MATA INDONESIA, JAKARTA – Perubahan iklim karena kenaikan emisi karbon akan berpotensi mengganggu stabilitas moneter dan sistem keuangan.
Deputi Gubernur Senior Bank Indonesia Destry Damayanti mengungkapkan, pemanasan global akibat emisi rumah kaca ini menjadi perhatian yang signifikan karena mengarah pada ancaman, seperti cuaca ekstrem, krisis air bersih, kebakaran hutan dan gangguan lingkungan.
Menurut Destry, masalah perubahan iklim ini harus secara seksama teratasi. Mengingat, berdasarkan perhitungan ahli biaya penanganan akibat perubahan iklim lebih tinggi daripada biaya penanganan krisis global.

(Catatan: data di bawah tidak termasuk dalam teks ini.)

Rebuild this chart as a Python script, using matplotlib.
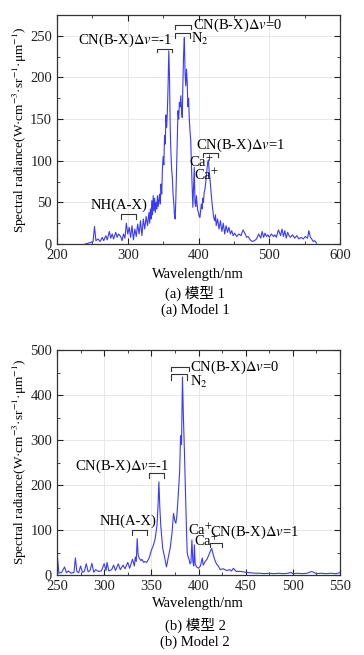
import matplotlib
matplotlib.use("Agg")
import matplotlib.pyplot as plt
from matplotlib.ticker import MultipleLocator

plt.rcParams['font.family'] = ['Liberation Serif', 'Noto Sans CJK SC']
plt.rcParams['mathtext.fontset'] = 'stix'

# =============================================================================
# DATA  —  spectra
# =============================================================================
wl_1 = [240, 244, 248, 251, 253, 255, 258, 261, 264, 266, 269, 271, 274, 276, 278,
        280, 283, 285, 287, 290, 292, 294, 296, 298, 300, 302, 304, 306, 308, 310,
        312, 314, 316, 318, 320, 322, 324, 326, 328,
        330, 331, 332, 333, 334, 335, 336, 337, 338, 339, 340, 341, 342, 343, 344,
        345, 346, 347, 348, 349, 350, 351, 352, 353, 354, 355, 356, 357, 358, 359,
        360, 361, 362, 363, 364, 365, 366, 367, 368, 369, 370, 371, 372, 373, 374,
        375, 376, 377, 378, 379, 380, 381, 382, 383, 384, 385, 386, 387, 388, 389,
        390, 391, 392, 393, 394, 395, 396, 397, 398, 399, 400, 401, 402, 403, 404,
        405, 406, 407, 408, 409, 410, 411, 412, 413, 414, 415, 416, 417, 418, 419,
        420, 421, 422, 423, 424, 425, 427, 429, 431, 433, 435, 437, 439, 441, 443,
        445, 447, 449, 451, 454, 457, 460, 463, 466, 468, 470, 473, 476, 479, 482,
        485, 488, 490, 492, 494, 496, 498, 500, 503, 506, 508, 510, 513, 516, 518,
        520, 522, 524, 526, 528, 530, 533, 536, 539, 542, 545, 548, 551, 554, 556,
        558, 560, 562, 564, 566, 567]
rad_1 = [0, 1, 2, 3, 21, 4, 6, 3, 8, 4, 10, 5, 15, 7, 12,
         6, 14, 8, 12, 9, 4, 12, 7, 25, 12, 20, 8, 22, 5, 18,
         9, 24, 12, 28, 10, 30, 18, 33, 22,
         38, 25, 42, 30, 52, 35, 58, 40, 55, 38, 50, 42, 58, 45, 52,
         60, 48, 72, 60, 90, 105, 95, 130, 120, 155, 140, 160, 190, 232, 200,
         140, 110, 90, 80, 60, 50, 35, 30, 55, 90, 130, 160, 150, 170, 165,
         178, 160, 152, 195, 230, 248, 205, 190, 210, 195, 165, 175, 150, 135, 125,
         95, 70, 44, 70, 92, 50, 45, 58, 48, 40, 38, 33, 32, 40, 48,
         42, 55, 50, 62, 65, 72, 80, 90, 98, 101, 88, 80, 70, 61, 50,
         42, 35, 30, 28, 35, 22, 30, 18, 28, 15, 25, 12, 22, 14, 20,
         12, 16, 10, 13, 9, 12, 10, 17, 12, 8, 9, 5, 3, 4, 6,
         12, 7, 15, 8, 13, 9, 11, 8, 12, 9, 11, 8, 17, 10, 18,
         9, 16, 7, 14, 10, 8, 11, 7, 10, 6, 8, 6, 9, 7, 16,
         8, 6, 3, 4, 2, 1]

wl_2 = [250, 250.5, 252, 255, 258, 260, 262, 265, 268, 269.5, 271, 273, 275, 277,
        279, 281, 283, 285, 287, 289, 291, 294, 297, 300, 302, 303, 305, 308, 310,
        312, 315, 317, 320, 322, 325, 327, 330, 332, 333, 334, 335, 336, 337, 339,
        340, 342, 343, 345, 347, 348, 350, 352, 354, 355, 356, 357, 358, 359, 360,
        362, 364, 366, 367, 368, 370, 372, 373.5, 375, 376, 377, 378, 379, 380, 381,
        382, 383, 384, 385, 386, 387, 388, 389, 390, 391, 392, 393, 394, 395, 395.6,
        396.5, 398, 400, 402, 404, 405, 407, 409, 411, 413, 414, 415, 417, 419, 421,
        423, 426, 430, 433, 435, 437, 440, 445, 450, 455, 460, 465, 470, 475, 480,
        485, 490, 495, 498, 500, 505, 510, 515, 520, 525, 530, 535, 540, 545, 548,
        550]
rad_2 = [5, 40, 4, 6, 18, 5, 9, 4, 6, 38, 8, 5, 20, 6,
         8, 25, 7, 10, 26, 6, 12, 8, 9, 25, 10, 28, 9, 12, 22,
         10, 25, 12, 22, 14, 28, 15, 35, 20, 40, 30, 81, 45, 38, 32,
         35, 28, 30, 28, 35, 40, 55, 65, 80, 95, 111, 150, 207, 150, 110,
         60, 40, 18, 28, 40, 60, 95, 137, 120, 115, 130, 160, 196, 230, 310,
         290, 440, 350, 280, 200, 120, 50, 40, 35, 25, 28, 78, 30, 20, 67,
         25, 18, 15, 20, 38, 22, 30, 35, 45, 55, 59, 50, 35, 25, 20,
         12, 14, 10, 12, 9, 15, 8, 8, 6, 5, 4, 4, 3, 4, 3,
         4, 3, 4, 6, 3, 4, 3, 4, 8, 3, 4, 3, 4, 3, 4,
         6]

LINE_C = '#3a3aff'
FS = 10.5


def bracket(ax, x0, x1, y, drop, lw=0.8):
    ax.plot([x0, x0, x1, x1], [y - drop, y, y, y - drop], color='#333333', lw=lw)


def style_axes(ax, xlim, ylim, xmaj, xmin, ymaj, ymin):
    ax.set_xlim(*xlim)
    ax.set_ylim(*ylim)
    ax.xaxis.set_major_locator(MultipleLocator(xmaj))
    ax.xaxis.set_minor_locator(MultipleLocator(xmin))
    ax.yaxis.set_major_locator(MultipleLocator(ymaj))
    ax.yaxis.set_minor_locator(MultipleLocator(ymin))
    ax.tick_params(which='both', direction='in', top=True, right=True,
                   labelsize=FS, colors='#222222')
    ax.tick_params(which='major', length=4, width=0.8)
    ax.tick_params(which='minor', length=2, width=0.6)
    ax.grid(True, which='major', color='#e4e4e4', lw=0.6)
    ax.set_axisbelow(True)
    for s in ax.spines.values():
        s.set_color('#333333')
        s.set_linewidth(0.9)


YLAB = 'Spectral radiance(W·cm$^{-3}$·sr$^{-1}$·μm$^{-1}$)'

fig = plt.figure(figsize=(3.64, 6.55), dpi=100)

# =============================================================================
# PANEL (a) — Model 1
# =============================================================================
ax1 = fig.add_axes([0.1566, 0.6275, 0.7775, 0.3496])
ax1.plot(wl_1, rad_1, color=LINE_C, lw=0.8)
style_axes(ax1, (200, 600), (0, 275), 100, 50, 50, 25)

ax1.text(363, 244, r'CN(B-X)$\Delta v$=-1', ha='right', va='center', fontsize=FS)
bracket(ax1, 341, 363, 234, 4)
bracket(ax1, 367, 390, 263, 5)
ax1.text(392, 263, r'CN(B-X)$\Delta v$=0', ha='left', va='center', fontsize=FS)
bracket(ax1, 367, 388, 253, 6)
ax1.text(390, 246, r'N$_2$', ha='left', va='center', fontsize=FS)
ax1.text(397, 118, r'CN(B-X)$\Delta v$=1', ha='left', va='center', fontsize=FS)
bracket(ax1, 407, 428, 109, 5)
ax1.text(387, 98, r'Ca$^{+}$', ha='left', va='center', fontsize=FS)
ax1.text(393, 83, r'Ca$^{+}$', ha='left', va='center', fontsize=FS)
ax1.text(287, 46, 'NH(A-X)', ha='center', va='center', fontsize=FS)
bracket(ax1, 291, 312, 36, 6)

fig.text(0.055, (655 - 130) / 655, YLAB, rotation=90, ha='center', va='center', fontsize=9.5)
fig.text(0.545, 1 - 274 / 655, 'Wavelength/nm', ha='center', va='center', fontsize=FS)
fig.text(0.536, 1 - 293 / 655, '(a) 模型 1', ha='center', va='center', fontsize=FS)
fig.text(0.536, 1 - 310 / 655, '(a) Model 1', ha='center', va='center', fontsize=FS)

# =============================================================================
# PANEL (b) — Model 2
# =============================================================================
ax2 = fig.add_axes([0.1566, 0.1221, 0.7775, 0.3435])
ax2.plot(wl_2, rad_2, color=LINE_C, lw=0.8)
style_axes(ax2, (250, 550), (0, 500), 50, 25, 100, 50)

bracket(ax2, 370.5, 390, 463, 10)
ax2.text(391, 461, r'CN(B-X)$\Delta v$=0', ha='left', va='center', fontsize=FS)
bracket(ax2, 370.5, 388, 446, 13)
ax2.text(391, 428, r'N$_2$', ha='left', va='center', fontsize=FS)
ax2.text(369, 242, r'CN(B-X)$\Delta v$=-1', ha='right', va='center', fontsize=FS)
bracket(ax2, 347.5, 363.5, 226, 10)
ax2.text(325.5, 119, 'NH(A-X)', ha='center', va='center', fontsize=FS)
bracket(ax2, 329, 345, 100, 10)
ax2.text(389, 100, r'Ca$^{+}$', ha='left', va='center', fontsize=FS)
ax2.text(395, 75, r'Ca$^{+}$', ha='left', va='center', fontsize=FS)
ax2.text(412, 94, r'CN(B-X)$\Delta v$=1', ha='left', va='center', fontsize=FS)
bracket(ax2, 412, 424.5, 72, 9)

fig.text(0.055, (655 - 462) / 655, YLAB, rotation=90, ha='center', va='center', fontsize=9.5)
fig.text(0.545, 1 - 603 / 655, 'Wavelength/nm', ha='center', va='center', fontsize=FS)
fig.text(0.536, 1 - 625 / 655, '(b) 模型 2', ha='center', va='center', fontsize=FS)
fig.text(0.536, 1 - 642 / 655, '(b) Model 2', ha='center', va='center', fontsize=FS)

fig.savefig("out.png", dpi=100)
plt.close(fig)
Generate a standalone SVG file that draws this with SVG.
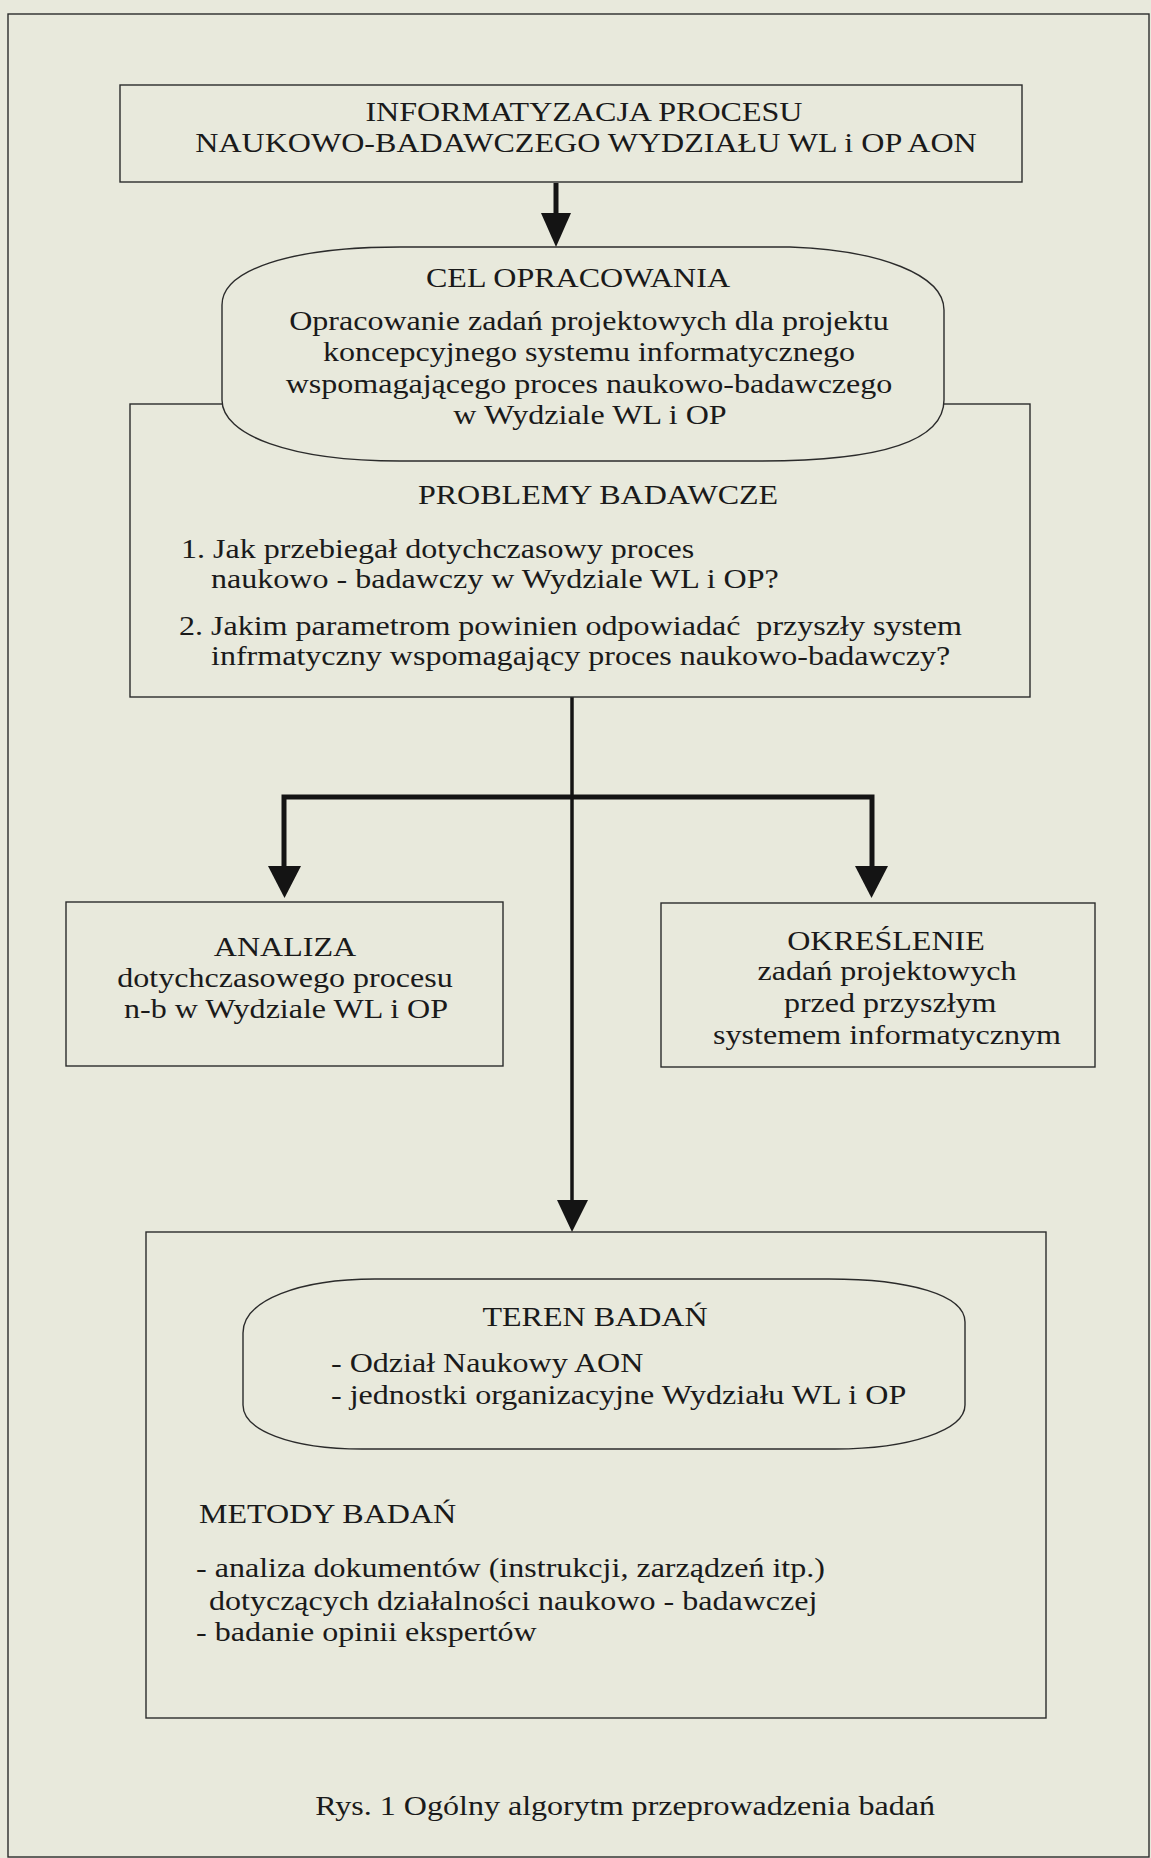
<svg xmlns="http://www.w3.org/2000/svg" width="1151" height="1858" viewBox="0 0 1151 1858">
<style>
.bg{fill:#e8e9dc}
.box{fill:none;stroke:#2b2b2b;stroke-width:1.4}
.shape{fill:#e8e9dc;stroke:#2b2b2b;stroke-width:1.4}
text{font-family:"Liberation Serif","Times New Roman",serif;font-size:28px;fill:#1a1a1a}
.c{text-anchor:middle}
.line{stroke:#141414;fill:none}
.head{fill:#141414}
</style>
<rect class="bg" x="0" y="0" width="1151" height="1858"/>
<rect class="box" x="8" y="14" width="1141" height="1843"/>

<g id="connectors">
  <line class="line" x1="556" y1="183" x2="556" y2="216" stroke-width="5"/>
  <polygon class="head" points="541,213 571,213 556,247"/>
  <line class="line" x1="572" y1="697" x2="572" y2="1203" stroke-width="3.5"/>
  <polygon class="head" points="557,1200 588,1200 572,1232"/>
  <polyline class="line" points="284,870 284,797 872,797 872,870" stroke-width="5"/>
  <polygon class="head" points="268,866 301,866 284.5,898"/>
  <polygon class="head" points="855,866 888,866 871.5,898"/>
</g>

<g id="node-informatyzacja">
  <rect class="box" x="120" y="85" width="902" height="97"/>
  <text class="c" transform="scale(1.145,1)" x="510" y="121">INFORMATYZACJA PROCESU</text>
  <text class="c" transform="scale(1.145,1)" x="511.8" y="152">NAUKOWO-BADAWCZEGO WYDZIAŁU WL i OP AON</text>
</g>

<g id="node-problemy">
  <rect class="box" x="130" y="404" width="900" height="293"/>
  <text class="c" transform="scale(1.145,1)" x="522.3" y="504">PROBLEMY BADAWCZE</text>
  <text transform="scale(1.145,1)" x="158.1" y="558">1. Jak przebiegał dotychczasowy proces</text>
  <text transform="scale(1.145,1)" x="184.3" y="588">naukowo - badawczy w Wydziale WL i OP?</text>
  <text transform="scale(1.145,1)" x="156.3" y="635">2. Jakim parametrom powinien odpowiadać&#160; przyszły system</text>
  <text transform="scale(1.145,1)" x="184.3" y="665">infrmatyczny wspomagający proces naukowo-badawczy?</text>
</g>

<g id="node-cel">
  <path class="shape" d="M400,247 L790,247 C880,250 944,275 944,310 L944,400 C944,435 900,461 760,461 L400,461 C290,461 222,435 222,400 L222,305 C222,270 290,247 400,247 Z"/>
  <text class="c" transform="scale(1.145,1)" x="504.8" y="287">CEL OPRACOWANIA</text>
  <text class="c" transform="scale(1.145,1)" x="514.4" y="330">Opracowanie zadań projektowych dla projektu</text>
  <text class="c" transform="scale(1.145,1)" x="514.4" y="361.5">koncepcyjnego systemu informatycznego</text>
  <text class="c" transform="scale(1.145,1)" x="514.4" y="393">wspomagającego proces naukowo-badawczego</text>
  <text class="c" transform="scale(1.145,1)" x="515.3" y="424">w Wydziale WL i OP</text>
</g>

<g id="node-analiza">
  <rect class="box" x="66" y="902" width="437" height="164"/>
  <text class="c" transform="scale(1.145,1)" x="248.9" y="956">ANALIZA</text>
  <text class="c" transform="scale(1.145,1)" x="248.9" y="987">dotychczasowego procesu</text>
  <text class="c" transform="scale(1.145,1)" x="249.8" y="1018">n-b w Wydziale WL i OP</text>
</g>

<g id="node-okreslenie">
  <rect class="box" x="661" y="903" width="434" height="164"/>
  <text class="c" transform="scale(1.145,1)" x="773.8" y="950">OKREŚLENIE</text>
  <text class="c" transform="scale(1.145,1)" x="774.7" y="980">zadań projektowych</text>
  <text class="c" transform="scale(1.145,1)" x="777.5" y="1012">przed przyszłym</text>
  <text class="c" transform="scale(1.145,1)" x="774.7" y="1044">systemem informatycznym</text>
</g>

<g id="node-teren-metody">
  <rect class="box" x="146" y="1232" width="900" height="486"/>
  <path class="shape" d="M375,1279 L829,1279 C910,1279 965,1295 965,1322 L965,1405 C965,1430 910,1449 835,1449 L362,1449 C290,1449 243,1430 243,1405 L243,1333 C243,1300 300,1279 375,1279 Z"/>
  <text class="c" transform="scale(1.145,1)" x="519.7" y="1326">TEREN BADAŃ</text>
  <text transform="scale(1.145,1)" x="289.1" y="1372">- Odział Naukowy AON</text>
  <text transform="scale(1.145,1)" x="289.1" y="1404">- jednostki organizacyjne Wydziału WL i OP</text>
  <text transform="scale(1.145,1)" x="173.8" y="1523">METODY BADAŃ</text>
  <text transform="scale(1.145,1)" x="171.2" y="1577">- analiza dokumentów (instrukcji, zarządzeń itp.)</text>
  <text transform="scale(1.145,1)" x="182.5" y="1610">dotyczących działalności naukowo - badawczej</text>
  <text transform="scale(1.145,1)" x="171.2" y="1641">- badanie opinii ekspertów</text>
</g>

<text class="c" transform="scale(1.145,1)" x="545.9" y="1815">Rys. 1 Ogólny algorytm przeprowadzenia badań</text>
</svg>
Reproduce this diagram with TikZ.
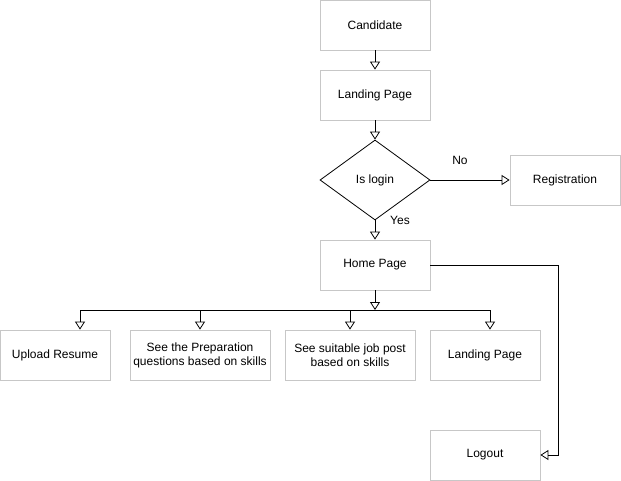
\documentclass[tikz,border=0pt]{standalone}
\usepackage{fontspec}
\setmainfont{Liberation Sans}
\usetikzlibrary{arrows.meta,shapes.geometric}
\begin{document}
\begin{tikzpicture}[x=1pt,y=-1pt,
  box/.style={draw=black!22,fill=white,line width=0.8pt,minimum width=110pt,minimum height=50pt,inner sep=0pt,align=center,font=\fontsize{12}{14}\selectfont},
  dec/.style={draw=black,fill=white,line width=0.8pt,diamond,aspect=1.375,minimum width=110pt,minimum height=80pt,inner sep=0pt,font=\fontsize{12}{14}\selectfont},
  conn/.style={draw=black,line width=0.8pt,-{Triangle[open,length=8pt,width=10pt]}},
  lbl/.style={font=\fontsize{12}{14}\selectfont,inner sep=0pt}]
\useasboundingbox (0,0) rectangle (621,481);
\node[box] (cand) at (375,25) {Candidate};
\node[box] (land) at (375,95) {Landing Page};
\node[dec] (login) at (375,180) {Is login};
\node[box] (reg) at (565,180) {Registration};
\node[box] (home) at (375,265) {Home Page};
\node[box,minimum width=110pt] (upl) at (55,355) {Upload Resume};
\node[box,minimum width=140pt] (prep) at (200,355) {See the Preparation\\questions based on skills};
\node[box,minimum width=130pt] (job) at (350,355) {See suitable job post\\based on skills};
\node[box] (land2) at (485,355) {Landing Page};
\node[box] (logout) at (485,455) {Logout};
\coordinate (junc) at (375,310);
\coordinate (c1) at (80,310);
\coordinate (c4) at (490,310);
\coordinate (r1) at (558,265);
\coordinate (r2) at (558,455);
\draw[conn] (cand) -- (land);
\draw[conn] (land) -- (login);
\draw[conn] (login) -- (reg);
\draw[conn] (login) -- (home);
\draw[conn] (home) -- (junc);
\draw[line width=0.8pt] (c1) -- (c4);
\draw[conn] (c1) -- (c1 |- upl.north);
\draw[conn] (prep.north |- junc) -- (prep);
\draw[conn] (job.north |- junc) -- (job);
\draw[conn] (c4) -- (c4 |- land2.north);
\draw[conn] (home.east) -- (r1) -- (r2) -- (logout.east);
\node[lbl] (no) at (460,160) {No};
\node[lbl] (yes) at (400,220) {Yes};
\end{tikzpicture}
\end{document}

”Biaya penanganan masalah cuaca ekstrem yang telah mencapai USD 5,1 triliun dalam 20 tahun terakhir. Dan lebih tinggi dari biaya penanganan krisis global tahun 2008,” ujarnya, Sabtu 19 Februari 2022.
Sejumlah analis juga menyebut jika tidak ada penanganan perubahan iklim, maka suhu bumi diproyeksi akan naik sekitar 3,2° celcius, bahkan akan berimbas pada ekonomi dunia akan kehilangan 80 persen.
Akan tetapi, jika komitmen Paris Agreement berjalan di seluruh negara, maka akan meminimalisir kenaikan temperatur global.
Jika Perjanjian Paris tercapai dengan suhu tambahan maksimum di bawah 2° celcius, maka PDB global hanya akan hilang 4 persen.